Although Data Futures alone won’t deliver this vision when it rolls out nationwide in 2020, it is building the infrastructure necessary for new data-driven universities of the imagined future.

Late in 2017, in fact, HESA ran the Data Matters conference for HE data practitioners and leaders, where it not only showcased Data Futures developments but also hosted speakers and panels on the latest developments in big data, learning analytics, data dashboards and visualization. Data Futures is establishing the necessary infrastructure to support the application of these technologies as part of a utopian vision of smart, connected universities driven by market demands and real-time metrics.

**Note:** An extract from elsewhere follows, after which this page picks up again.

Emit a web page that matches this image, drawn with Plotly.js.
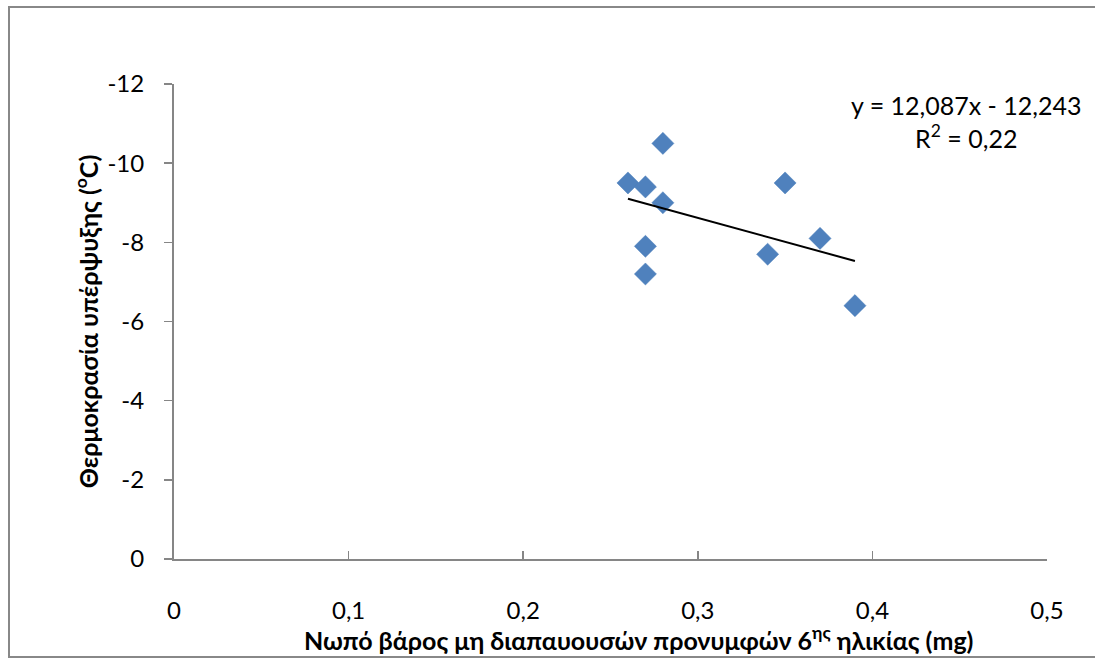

It is also worth noting that there are similar ambitions to create a national student data network in the US, through the campaigning of the Postsecondary Data Collaborative and Gates Foundation funding.

Much more remains to be done to unpack and understand these new infrastructure projects and the implications of accelerating and expanding student data collection and analysis. This post simply represents a first attempt to map some aspects of the new data infrastructure that will orchestrate aspects of UK HE in years to come. It’s an infrastructure made up of policies, people, organizations and future imaginings as much as technologies, and an ideal illustration of a dynamic sociotechnical network in which politics, practices and technologies interpenetrate one another. It also highlights how governance of HE is extended across software companies, think tanks and consultancies, as well as government departments, public bodies and arms-length agencies, and of how software can act as a relay of government strategy into university planning.

As part of the regulatory apparatus for a reformed HE, controversial appointees to the board of the OfS have understandably generated concern. But they should not distract attention from current ongoing infrastructural work to establish a new digital architecture for Higher Education that universities, staff and students will inhabit for decades.